Every time February rolls around, so does preschool enrollment. Last year was my daughter’s first year. She was in the two-year-old class and one of the youngest in there.
That first September was awful. I think my sweet girl had a fever for a month straight. If there wasn’t one viral disease being passed around, there was another. Home with me her entire life, her tiny body didn’t have much immunity built up, so she fell prey to all the germs shared back-and-forth among the tinker toys and sandboxes.
Every time I’d drop her off, she’d cling to my leg and sob, with all the parents and other children gathered around us like we were a five-headed circus spectacle. My son was barely four months, and he’d be cocooned in his stroller, oblivious to our charade.
Then, around November, something shifted. She’d still give me puppy dog eyes every day before heading to her cubby, but there were no more tears. She was making new friends and before I knew it, she was hardly giving me a second look before toddling into class, her arms in the air yelling “Mary!” “Callie!”
That autumn was her first real experience of being without me. I’m not saying I sat in her room and played Taylor Swift’s “Never Grow Up” while looking at her baby pictures, but I’m not saying I didn’t either.
Truth be told, it was a major season of change for the both of us, and getting past that initial hurdle was tough. But she went to Chuck E. Cheese four times last year for her friends’ birthday parties. She swam at the pool this summer with her buddies. All of them came to her birthday party in June, then ran through sprinklers in our backyard. For the first time in her tiny life, she had companions other than her family members, and it was really beautiful to see.
She was only going to school two days a week last year, so when this past February came, I opted to bump that up just slightly, signing her up for three days a week. She’d go on Mondays, Wednesdays, and Fridays as a three-year-old, then I’d put her in for the whole week once she turned four, to get her ready for kindergarten. Makes total sense, right?
In my head, it did, so I filled in the paperwork and turned it into the preschool director the very next day. I wanted to secure her spot!
Turns out, making sure she was on the list wasn’t my only problem. I hadn’t consulted with the other moms about their children’s schedules for next year. They’d all decided to put their kids in for the full week, meaning June was the only one from her class who was only going for three days.
Literally, she was the only one out of 15 who wouldn’t be in the full-week class. Instead, she was placed in a much smaller class of 10 children on the same schedule as her. She didn’t know a single soul.
The enrollment fiasco happened last year, and this past September she had her first day in her new room. That’s when I realized the two classrooms were side-by-side. She had to watch every single day as all of her friends, whom she’d grown to love so much, lined up in a single file outside of her door. She had to watch them coming in from recess as she was going out.
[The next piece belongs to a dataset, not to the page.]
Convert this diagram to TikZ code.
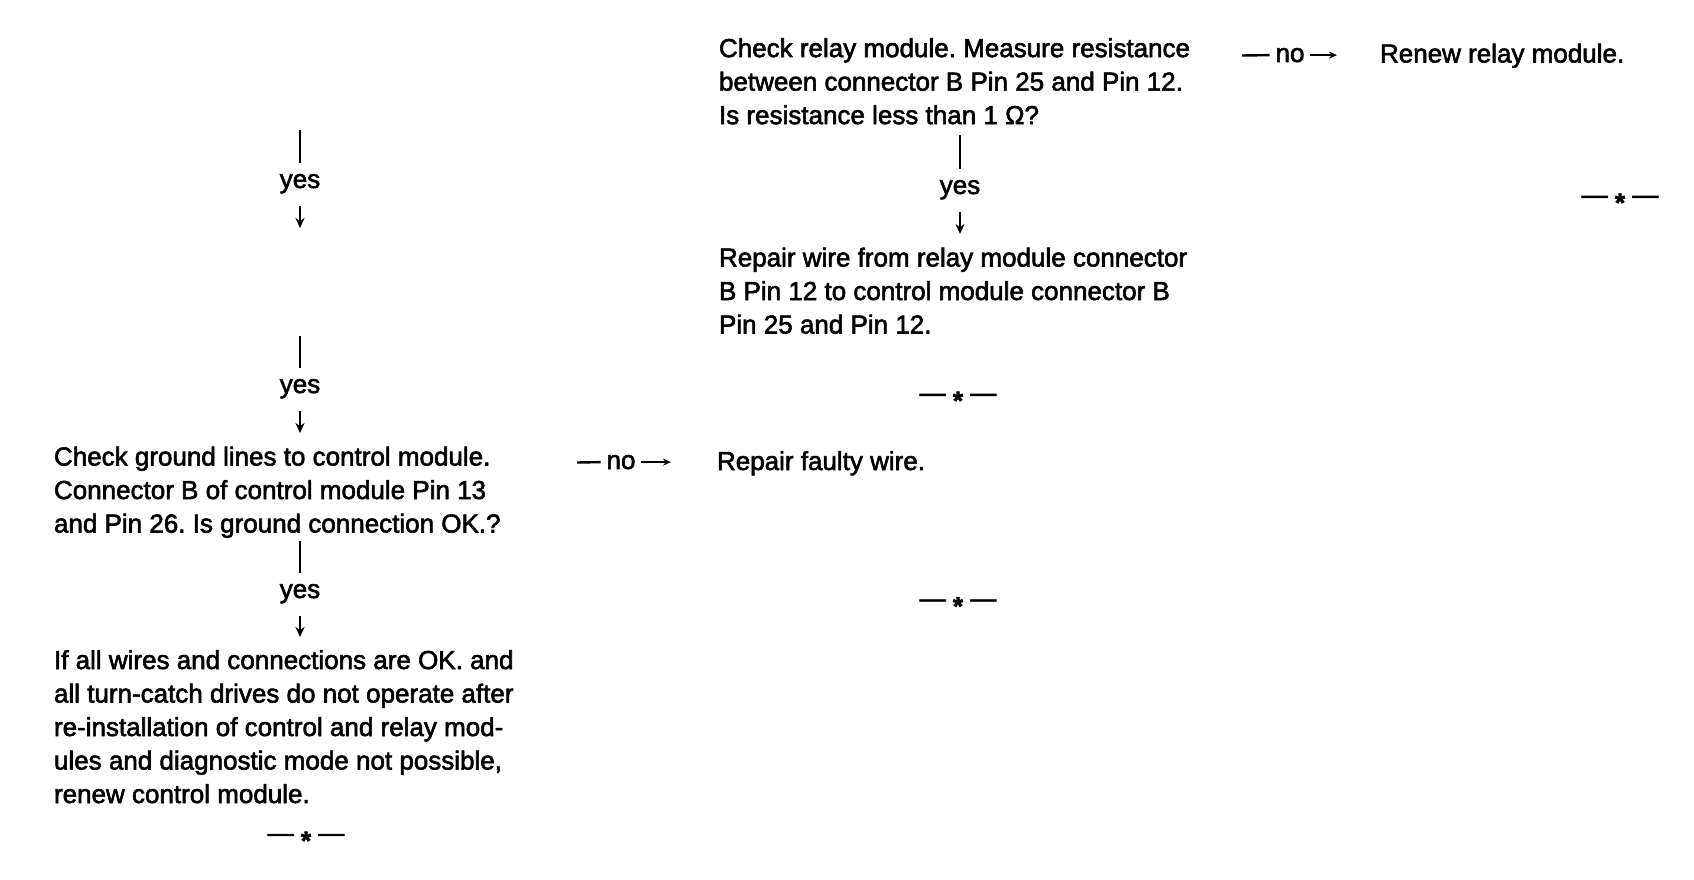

She had to take off her jacket and put up her folder in the morning as they did the same thing right beside her. So close, but so incredibly far away.
One night in that first week, I was doing dishes by the sink and she came to me, her face crumpled. “Mama, I miss my friends,” she whispered as she buried her face in my jeans.
Let me just tell you, mamas, that stung. It stung because I was the reason behind those tears. We sat there on the hardwood floor together and I stroked her hair as she told me how sad she was.
It was a setback, sure. But it was about to be a setup for something even greater.
The very next week, we scheduled pressure washing services for our house. We’d had it done once last spring and the contractor really messed up our paint job, so we needed someone to come in and reverse the damage. The kids and I sat mesmerized as he mixed up his solution and started spraying it at our home.
Under his watchful eye, the grime and smeared paint all washed away. In their place were beautifully cleaned bricks and shiny white siding. It made such a difference, I’m still getting compliments on the finished product and that was months ago.
When he left, I thought about how symbolic that entire act was. To wipe our slate clean and reveal our best selves, we often have to withstand a little pressure.
I started looking at my daughter’s preschool setback as a negative. We scheduled after-school playdates for those pals that she didn’t see during the day. Three of them have had birthdays since September and every single one has thought to include my daughter.
Best of all? She’s now made a best friend in her new class.
Her name is Tatyana and she greets June every morning with a hug. She tells my girl that she prayed for her the night before, and gives her a giant hug before her aunt picks her up in the hallway. She’s the answer to my prayers for my daughter – someone to reassure her (and me) that life changes and people enter and exit from our lives, but in every season, there’s grace to be found.
To get there, we may have to feel the brunt of a burden. We might have to walk across fiery coals or swim a bottomless ocean, but those obstacles are only redirecting our course.
If we grab on while there’s still time, we can still navigate it toward the good. This is true whether we’re talking about streaky brick or a broken heart. The right tools and timing can reverse all kinds of damage, I’ve learned – no matter how deeply buried those stains are.
If you’re facing a setback today, mama, know I’m walking right alongside you and something great awaits up ahead. Let this be a setup for your next big, incredible move –whatever that may be.